Until the twentieth century, cryptography—the scrambling of messages to make them obscure to everybody except an intended recipient—was a relatively straightforward business, based on principles used since antiquity. The exiled Jewish scribes who wrote the Book of Jeremiah, for example, sometimes obscured the word "Babylon" by using what is now known as the Atbash cipher, in which letters at opposite ends of the Hebrew alphabet were swapped. (If applied to our alphabet, the cipher would make A into Z, B into Y, and TAKE BACK JERUSALEM into GZPV YZXP QVIFHZOVN.) Julius Caesar, too, used a simple code, known today simply as the Caesar cipher, which was formed by substituting each letter of the alphabet with the one that came three places after it. (In this system, BARBARIANS COMING would become EDUEDULDQV FRPLQJ.)
Then computers came along. Ciphers like those used by Caesar and the Jewish scribes soon became almost laughably vulnerable to what are called "brute-force attacks"—that is, continuous computer trials of all possible coding combinations. This was a serious problem for modern governments, which increasingly felt the acute need for secure and private global communications, and which therefore devoted themselves to the development of advanced new cryptographic systems. (One of the main reasons computers were invented, in fact, was the effort during the Second World War to develop efficient ways to crack enemy codes.) The result of all this has been that, as the cryptographer Bruce Schneier describes it in Applied Cryptography (1995),
The United States' National Security Agency (NSA), and their counterparts in the former Soviet Union, England, France, Israel, and elsewhere have spent billions of dollars in the very serious game of securing their own communications while trying to break everyone else's. Private individuals, with far less expertise and budget, have been powerless to protect their own privacy against these governments.
As Schneier suggests, governments basically took over cryptography in the postwar era, and in the United States, where most of the innovations were taking place, all open discussion of the field was stifled—to the extent that cryptography and writing about cryptography were classified as "munitions," which made their export illegal. The government's argument was that it needed absolute secrecy and control of cryptography in order to gain and keep the upper hand against terrorists, hackers, and other criminals.
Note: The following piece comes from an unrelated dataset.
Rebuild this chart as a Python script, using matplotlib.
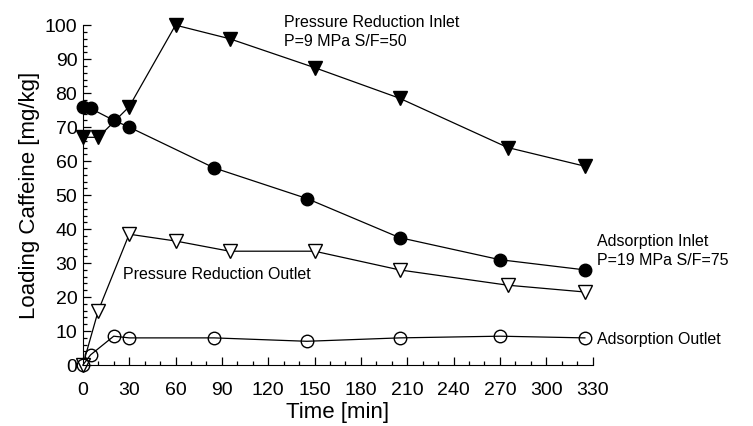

In the 1990s, however, something remarkable happened: a few dedicated and idealistic technological crusaders, troubled by the threat to privacy that government-controlled cryptography represented, managed to engineer a revolution that gave the public access to high-powered cryptography. That, in turn, enabled many of the technologies—most notably, electronic banking and commerce—that are now taken for granted as hallmarks of the New Economy.
How this revolution took place has received very little attention, but the publication of Steven Levy's new book, Crypto: When the Code Rebels Beat the Government—Saving Privacy in the Digital Age, is changing that. Levy, a senior editor and the chief technology writer for Newsweek—and the author of such celebrated books on computer culture as Insanely Great: The Life and Times of Macintosh, the Computer That Changed Everything and Hackers: Heroes of the Computer Revolution—has followed the story for years, writing about aspects of it for Newsweek, Wired, and The New York Times Magazine, among other publications. Now, in Crypto, Levy tells the full story of the cryptographic revolution, and why it matters.
|Steven Levy |
Can you speak a little bit about the way in which cryptography has already become an essential, if invisible, part of people's everyday lives?
Crypto began to become part of our lives with the advent of things like the ATM machine, which could not exist without it. In the book, I write about the Digital Encryption Standard, which is used in these machines. Crypto also secures the transfer of money between banks and financial institutions themselves. We have it in our Web browsers—it kicks in when we send personal information and credit-card numbers to e-commerce sites—and it's essential for stuff like Web gambling. And cell phones increasingly have it built in. It's used in all sorts of places now, even in the radio communications between coaches and quarterbacks in NFL games.
How would you rank the importance of the cryptographic revolution, as far as technological revolutions go?
I think it's a huge deal, but it's tough to rank, especially since it's tied in so intricately with the "other" technological revolutions. I might not go so far as Lawrence Lessig, the Stanford legal expert, who took a deep breath and wrote that it was the most important technological breakthrough in the last thousand years. Lessig admits that he might be going overboard, but insists there's a case for this. I think that the stage is set for crypto to make a huge difference to society and individuals. Without cryptography we can't hope to assure people that their personal secrets, business information, and financial transactions are secure as they move around the world electronically.
This is a revolution that's really just beginning. My book is a chronicle of how the breakthroughs were made and how the first major obstacle—government opposition—was largely overcome. Now the good stuff can begin. We're going to look to crypto to provide solutions for all sorts of problems, like how to deal with digital distribution of music and other kinds of intellectual property. I'm talking about amazing applications like digital contracts, signatures, credentials, identities, and cash. The potential is there to make significant changes in society, to bring the cyberworld to the center of our economic lives, and bring it deeper into our personal lives in a way where we aren't so exposed.